Welcome to the Awardy Awards, where we award an Awardy Award for Award-winning service.
Tonight, one of you nominees will be awarded your very own Awardy Award.
That's it, I'm firing my speechwriter.
Check out that ridiculous hat.
That, sir, is the official hat of the Jackalope Lodge, of which I am president.
But upon closer inspection, it does look asinine.
[laughter.]
-What is this? -It's your pre-salad, post-soup, mid-appetizer, post-post cocktail tertiary thimble fork.
Excuse me.
Pardon me, pardon me.
Evil genius coming through.
Move it, shell-boy.
-Eggman? How did you -Get nominated? Let's just say I had a loyal base of supporters.
Finally, a use for my ballot-stuffing robot! You look familiar.
Do I know you? Start with a compliment! You have healthy hindquarters! Why, thank you! I just started taking spin classes.
[slurps.]
See that, Shelly? That's how a lady slurps soup from a bowl.
[slurps.]
Ladies and gentlemen, we're ready to announce this year's winner.
And the Awardy goes to Leroy the Turtle! Yes! Yahoo! Score one for Leroy! Leroy the Turtle? That award was mine! Something smells fishy here.

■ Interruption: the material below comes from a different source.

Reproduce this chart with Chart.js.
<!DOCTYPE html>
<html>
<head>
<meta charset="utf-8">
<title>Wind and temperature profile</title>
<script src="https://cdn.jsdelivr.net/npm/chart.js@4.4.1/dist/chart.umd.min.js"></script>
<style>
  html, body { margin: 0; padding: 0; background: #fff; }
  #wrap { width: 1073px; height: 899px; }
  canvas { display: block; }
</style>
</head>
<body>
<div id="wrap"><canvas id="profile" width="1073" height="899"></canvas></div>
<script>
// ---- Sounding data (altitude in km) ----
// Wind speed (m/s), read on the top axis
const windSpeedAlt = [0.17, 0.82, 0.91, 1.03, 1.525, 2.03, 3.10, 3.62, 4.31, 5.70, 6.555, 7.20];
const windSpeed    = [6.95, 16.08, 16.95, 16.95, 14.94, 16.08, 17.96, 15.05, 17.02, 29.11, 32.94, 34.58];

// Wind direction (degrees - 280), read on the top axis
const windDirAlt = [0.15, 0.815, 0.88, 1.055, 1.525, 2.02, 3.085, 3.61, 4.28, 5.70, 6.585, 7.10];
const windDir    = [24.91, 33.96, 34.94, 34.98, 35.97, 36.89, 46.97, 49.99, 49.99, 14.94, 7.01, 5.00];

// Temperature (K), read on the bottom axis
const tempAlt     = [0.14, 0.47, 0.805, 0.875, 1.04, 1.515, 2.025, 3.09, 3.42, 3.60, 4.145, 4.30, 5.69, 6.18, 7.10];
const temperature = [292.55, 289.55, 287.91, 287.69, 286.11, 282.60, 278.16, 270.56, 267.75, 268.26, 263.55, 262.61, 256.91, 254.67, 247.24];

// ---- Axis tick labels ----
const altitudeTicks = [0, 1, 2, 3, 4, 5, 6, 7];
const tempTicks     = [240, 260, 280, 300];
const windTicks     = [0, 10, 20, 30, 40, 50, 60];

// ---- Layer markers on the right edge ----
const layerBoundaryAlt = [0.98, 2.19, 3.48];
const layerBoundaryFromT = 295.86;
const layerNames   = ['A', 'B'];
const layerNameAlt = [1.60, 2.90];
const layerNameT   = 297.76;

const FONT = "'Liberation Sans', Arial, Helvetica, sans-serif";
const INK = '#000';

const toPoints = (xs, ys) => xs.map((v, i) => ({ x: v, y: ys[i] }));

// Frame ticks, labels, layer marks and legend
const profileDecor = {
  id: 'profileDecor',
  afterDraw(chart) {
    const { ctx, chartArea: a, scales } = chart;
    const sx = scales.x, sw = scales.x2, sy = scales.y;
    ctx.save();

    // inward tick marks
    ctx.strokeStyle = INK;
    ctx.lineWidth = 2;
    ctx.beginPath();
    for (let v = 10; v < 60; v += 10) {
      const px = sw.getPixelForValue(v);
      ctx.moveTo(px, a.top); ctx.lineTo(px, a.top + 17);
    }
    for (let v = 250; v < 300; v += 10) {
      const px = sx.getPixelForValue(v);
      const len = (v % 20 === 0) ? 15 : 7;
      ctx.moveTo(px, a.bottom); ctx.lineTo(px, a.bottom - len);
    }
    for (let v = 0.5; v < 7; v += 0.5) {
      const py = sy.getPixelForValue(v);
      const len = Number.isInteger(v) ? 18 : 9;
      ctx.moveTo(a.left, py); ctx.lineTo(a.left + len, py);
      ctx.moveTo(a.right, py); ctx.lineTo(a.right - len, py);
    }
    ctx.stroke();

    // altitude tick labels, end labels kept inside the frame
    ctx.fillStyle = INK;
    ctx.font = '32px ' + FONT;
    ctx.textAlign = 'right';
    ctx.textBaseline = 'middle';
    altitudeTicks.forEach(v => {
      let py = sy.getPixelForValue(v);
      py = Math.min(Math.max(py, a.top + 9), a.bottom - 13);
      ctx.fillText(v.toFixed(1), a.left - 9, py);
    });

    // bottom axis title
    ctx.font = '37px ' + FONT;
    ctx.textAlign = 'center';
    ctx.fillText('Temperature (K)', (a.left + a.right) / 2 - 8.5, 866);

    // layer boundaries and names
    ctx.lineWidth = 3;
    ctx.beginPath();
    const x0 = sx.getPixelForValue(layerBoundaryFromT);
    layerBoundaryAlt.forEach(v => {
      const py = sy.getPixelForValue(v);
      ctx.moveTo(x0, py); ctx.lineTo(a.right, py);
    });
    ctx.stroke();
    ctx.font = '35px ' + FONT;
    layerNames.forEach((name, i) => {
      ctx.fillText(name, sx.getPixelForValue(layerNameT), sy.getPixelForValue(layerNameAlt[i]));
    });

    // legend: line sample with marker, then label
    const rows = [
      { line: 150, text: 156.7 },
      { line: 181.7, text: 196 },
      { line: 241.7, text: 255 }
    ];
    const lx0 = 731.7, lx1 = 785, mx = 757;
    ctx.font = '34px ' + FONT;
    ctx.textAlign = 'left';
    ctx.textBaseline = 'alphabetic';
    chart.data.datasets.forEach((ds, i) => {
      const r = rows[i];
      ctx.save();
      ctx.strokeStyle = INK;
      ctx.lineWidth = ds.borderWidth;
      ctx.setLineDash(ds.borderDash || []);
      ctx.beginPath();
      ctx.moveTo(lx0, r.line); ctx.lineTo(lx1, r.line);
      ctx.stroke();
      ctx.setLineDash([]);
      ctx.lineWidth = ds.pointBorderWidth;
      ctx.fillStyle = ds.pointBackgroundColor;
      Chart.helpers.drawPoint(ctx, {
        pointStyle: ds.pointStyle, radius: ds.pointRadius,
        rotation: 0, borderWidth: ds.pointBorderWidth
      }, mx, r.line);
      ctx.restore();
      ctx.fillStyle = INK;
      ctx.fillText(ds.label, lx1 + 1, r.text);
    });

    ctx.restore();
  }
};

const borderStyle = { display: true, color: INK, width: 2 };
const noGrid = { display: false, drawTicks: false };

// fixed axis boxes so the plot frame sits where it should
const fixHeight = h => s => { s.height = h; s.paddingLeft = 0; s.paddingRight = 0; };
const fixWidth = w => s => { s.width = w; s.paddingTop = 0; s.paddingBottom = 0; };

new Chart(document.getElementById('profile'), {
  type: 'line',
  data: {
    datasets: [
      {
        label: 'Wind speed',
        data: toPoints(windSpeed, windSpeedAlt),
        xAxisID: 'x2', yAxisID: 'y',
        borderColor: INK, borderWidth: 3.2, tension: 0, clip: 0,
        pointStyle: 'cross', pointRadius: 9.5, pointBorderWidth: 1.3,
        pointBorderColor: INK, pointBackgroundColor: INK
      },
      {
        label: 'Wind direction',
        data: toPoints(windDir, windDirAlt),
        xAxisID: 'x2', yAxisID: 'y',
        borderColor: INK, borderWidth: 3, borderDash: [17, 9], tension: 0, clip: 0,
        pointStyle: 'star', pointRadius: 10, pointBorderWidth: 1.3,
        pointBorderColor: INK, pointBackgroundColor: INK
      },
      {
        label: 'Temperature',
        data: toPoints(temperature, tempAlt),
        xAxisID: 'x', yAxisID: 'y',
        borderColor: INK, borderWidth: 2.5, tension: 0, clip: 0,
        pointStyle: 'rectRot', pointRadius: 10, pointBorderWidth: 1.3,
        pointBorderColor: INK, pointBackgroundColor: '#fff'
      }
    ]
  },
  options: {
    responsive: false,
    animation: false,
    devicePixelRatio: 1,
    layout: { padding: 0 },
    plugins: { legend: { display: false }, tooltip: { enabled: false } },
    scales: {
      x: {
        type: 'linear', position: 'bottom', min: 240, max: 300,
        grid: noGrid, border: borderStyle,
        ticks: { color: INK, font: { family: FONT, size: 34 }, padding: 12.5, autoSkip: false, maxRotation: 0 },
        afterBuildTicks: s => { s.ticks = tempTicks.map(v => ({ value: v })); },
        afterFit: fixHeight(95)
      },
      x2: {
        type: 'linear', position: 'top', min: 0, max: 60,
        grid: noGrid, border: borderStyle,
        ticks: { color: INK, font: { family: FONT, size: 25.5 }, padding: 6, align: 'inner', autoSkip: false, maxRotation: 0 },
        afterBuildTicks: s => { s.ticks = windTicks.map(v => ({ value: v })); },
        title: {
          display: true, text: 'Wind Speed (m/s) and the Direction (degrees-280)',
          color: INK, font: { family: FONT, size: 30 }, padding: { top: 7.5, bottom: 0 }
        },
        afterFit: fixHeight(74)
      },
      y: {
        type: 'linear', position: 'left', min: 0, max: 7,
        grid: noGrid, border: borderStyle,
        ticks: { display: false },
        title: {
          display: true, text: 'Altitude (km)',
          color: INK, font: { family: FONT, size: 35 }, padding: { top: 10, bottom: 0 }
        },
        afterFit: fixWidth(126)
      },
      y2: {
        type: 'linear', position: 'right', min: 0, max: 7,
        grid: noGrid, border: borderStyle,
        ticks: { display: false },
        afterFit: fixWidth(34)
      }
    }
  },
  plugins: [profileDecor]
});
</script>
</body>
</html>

I have irritable bowl syndrome.
[growls.]
If you won't give me the award, I'll take it! With my ballot-stuffing robot! Stuffer Bot, stuff their ballots! This is not quite as menacing as I'd hoped.
Minions, attack! [screaming.]
Sticks, get him! A lady doesn't fight.
That's how I know you! Sticks, we could really use some help! No! Must remain ladylike! That's it.
I'm sick of being proper.
Time to get primal! Yah! Give us a pound, dear chap.
Eat garbage! I'll be back.
And next time I'll bring more ballots.
More ballots! Leroy, you may have won the Awardy, but I think we can all agree that, today, I was the real hero.
Yes.
But I won the award.
Gimme the shiny! Stay cool and keep rocking that bow tie.
[laughter.]
Thanks for saving our skins, Sticks.
I guess it isn't always proper to be proper.
Just following the old instincts! Can you teach me how to do that? -Sure! -Argh!